📝 SummarXiv

Abstract

During an earthquake, slip occurs in a localised shear zone that features a heavily granulated fault core that can be characterised as a shear band. We study the formation of this fault core in a granular rock such as sandstone by developing a model of crushable granular media within the framework of Breakage Mechanics. This model accounts for the evolution of the grain size distribution, while also accounting for the co-evolution of the solid fraction. An enrichment with the Cosserat continuum allows for the model to predict finite-width shear bands. The model is then calibrated against experimental data taken from tests on Bentheim sandstone, and a parametric study of the mechanical parameters is conducted using linear stability analysis.

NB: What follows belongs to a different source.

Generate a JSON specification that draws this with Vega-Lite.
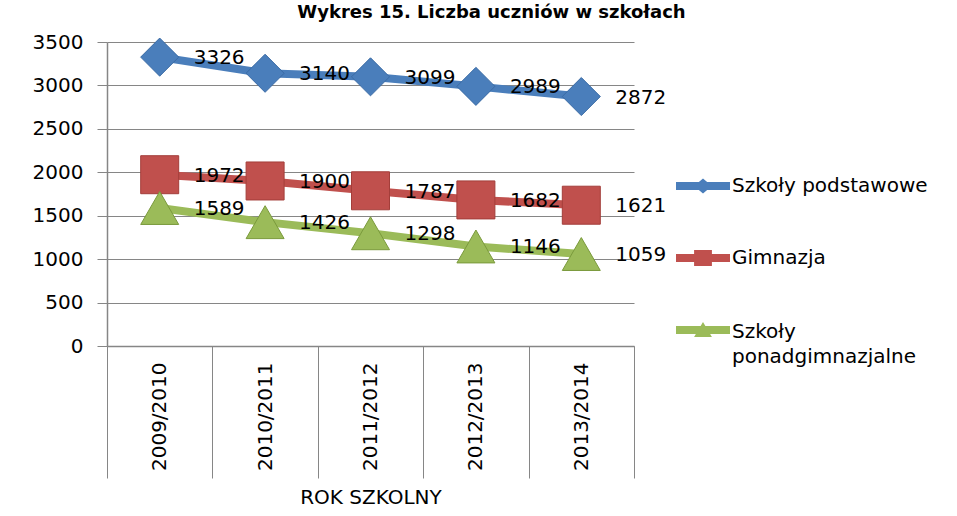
{
  "$schema": "https://vega.github.io/schema/vega-lite/v6.json",
  "width": 527,
  "height": 304,
  "autosize": {"type": "none"},
  "padding": {"left": 107, "top": 42, "right": 323, "bottom": 170},
  "background": "white",
  "title": {"text": "Wykres 15. Liczba uczniów w szkołach", "font": "DejaVu Sans", "fontSize": 18, "fontWeight": "bold", "color": "black", "frame": "group", "anchor": "middle", "baseline": "alphabetic", "offset": 1, "dx": 121, "dy": 5},
  "config": {"view": {"stroke": null}, "font": "DejaVu Sans"},
  "data": {"values": [
    {"rok": "2009/2010", "typ": "Szkoły podstawowe", "liczba": 3326},
    {"rok": "2010/2011", "typ": "Szkoły podstawowe", "liczba": 3140},
    {"rok": "2011/2012", "typ": "Szkoły podstawowe", "liczba": 3099},
    {"rok": "2012/2013", "typ": "Szkoły podstawowe", "liczba": 2989},
    {"rok": "2013/2014", "typ": "Szkoły podstawowe", "liczba": 2872},
    {"rok": "2009/2010", "typ": "Gimnazja", "liczba": 1972},
    {"rok": "2010/2011", "typ": "Gimnazja", "liczba": 1900},
    {"rok": "2011/2012", "typ": "Gimnazja", "liczba": 1787},
    {"rok": "2012/2013", "typ": "Gimnazja", "liczba": 1682},
    {"rok": "2013/2014", "typ": "Gimnazja", "liczba": 1621},
    {"rok": "2009/2010", "typ": "Szkoły ponadgimnazjalne", "liczba": 1589},
    {"rok": "2010/2011", "typ": "Szkoły ponadgimnazjalne", "liczba": 1426},
    {"rok": "2011/2012", "typ": "Szkoły ponadgimnazjalne", "liczba": 1298},
    {"rok": "2012/2013", "typ": "Szkoły ponadgimnazjalne", "liczba": 1146},
    {"rok": "2013/2014", "typ": "Szkoły ponadgimnazjalne", "liczba": 1059}
  ]},
  "encoding": {
    "x": {
      "field": "rok", "type": "ordinal", "sort": null,
      "scale": {"type": "band", "paddingInner": 0, "paddingOuter": 0},
      "axis": {
        "title": "ROK SZKOLNY", "labelAngle": -90, "tickBand": "extent", "tickSize": 132, "labelPadding": -116,
        "tickColor": "#868686", "tickWidth": 1, "domainColor": "#868686", "domainWidth": 1.5,
        "labelFont": "DejaVu Sans", "labelFontSize": 20, "labelColor": "black",
        "titleFont": "DejaVu Sans", "titleFontSize": 20, "titleFontWeight": "normal", "titleColor": "black", "titlePadding": 9,
        "grid": false
      }
    },
    "y": {
      "field": "liczba", "type": "quantitative",
      "scale": {"domain": [0, 3500], "nice": false},
      "axis": {
        "values": [0, 500, 1000, 1500, 2000, 2500, 3000, 3500], "format": "d", "title": null, "grid": true,
        "gridColor": "#868686", "gridWidth": 1, "domainColor": "#868686", "domainWidth": 1.5,
        "tickColor": "#868686", "tickSize": 10, "labelFont": "DejaVu Sans", "labelFontSize": 20,
        "labelColor": "black", "labelPadding": 14
      }
    },
    "color": {
      "field": "typ", "type": "nominal",
      "sort": ["Szkoły podstawowe", "Gimnazja", "Szkoły ponadgimnazjalne"],
      "scale": {"domain": ["Szkoły podstawowe", "Gimnazja", "Szkoły ponadgimnazjalne"], "range": ["#4A7EBB", "#C0504D", "#9BBB59"]},
      "legend": {
        "title": null, "orient": "none", "legendX": 569, "legendY": 117,
        "labelFont": "DejaVu Sans", "labelFontSize": 20, "labelColor": "black", "labelOffset": 2,
        "rowPadding": 35, "symbolSize": 2916, "labelLimit": 400,
        "labelExpr": "datum.label === 'Szkoły ponadgimnazjalne' ? ['Szkoły', 'ponadgimnazjalne'] : datum.label",
        "encode": {
          "symbols": {"update": {
            "shape": {"signal": "datum.value === 'Szkoły podstawowe' ? 'M-1,-0.15L1,-0.15L1,0.15L-1,0.15Z M-0.33,0L0,-0.28L0.33,0L0,0.28Z' : datum.value === 'Gimnazja' ? 'M-1,-0.15L1,-0.15L1,0.15L-1,0.15Z M-0.33,-0.3L0.33,-0.3L0.33,0.3L-0.33,0.3Z' : 'M-1,-0.15L1,-0.15L1,0.15L-1,0.15Z M-0.33,0.26L0,-0.3L0.33,0.26Z'"},
            "size": {"value": 2916},
            "fill": {"signal": "scale('color', datum.value)"},
            "stroke": {"value": "transparent"},
            "strokeWidth": {"value": 0},
            "opacity": {"value": 1}
          }},
          "labels": {"update": {
            "dy": {"signal": "datum.value === 'Szkoły ponadgimnazjalne' ? 2 : 0"},
            "lineHeight": {"value": 25}
          }}
        }
      }
    }
  },
  "layer": [
    {"mark": {"type": "line", "strokeWidth": 8, "strokeCap": "round", "strokeJoin": "round"}},
    {
      "transform": [{"filter": "datum.typ === 'Szkoły podstawowe'"}],
      "mark": {"type": "point", "shape": "diamond", "filled": true, "opacity": 1, "size": 1450, "stroke": "#3A6BA5", "strokeWidth": 1}
    },
    {
      "transform": [{"filter": "datum.typ === 'Gimnazja'"}],
      "mark": {"type": "point", "shape": "square", "filled": true, "opacity": 1, "size": 1444, "stroke": "#A33E3A", "strokeWidth": 1}
    },
    {
      "transform": [{"filter": "datum.typ === 'Szkoły ponadgimnazjalne'"}],
      "mark": {"type": "point", "shape": "triangle-up", "filled": true, "opacity": 1, "size": 1444, "stroke": "#7A9A3C", "strokeWidth": 1}
    },
    {
      "mark": {"type": "text", "align": "left", "baseline": "middle", "dx": 34, "dy": 1, "fontSize": 20, "font": "DejaVu Sans"},
      "encoding": {
        "text": {"field": "liczba", "type": "quantitative"},
        "color": {"value": "black"}
      }
    }
  ]
}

We find that for deeply-buried rocks the shear bands have a compactive component, and the initial value of the solid fraction does not play a strong role in the initial band thickness, but can influence the rate of delocalisation of the band. Post-localisation behaviour is studied with the finite element method, which shows the formation of zones of dilation outside the band in addition to the compaction within the band. Using a modified Kozeny--Carman permeability law, it is shown that within the band the permeability reduces by several orders of magnitude, but can increase outside the band. Our results highlight the importance of modelling grain size and solid fraction evolution as they exert a controlling influence on hydromechanical properties that play an important role in fault formation and seismic slip.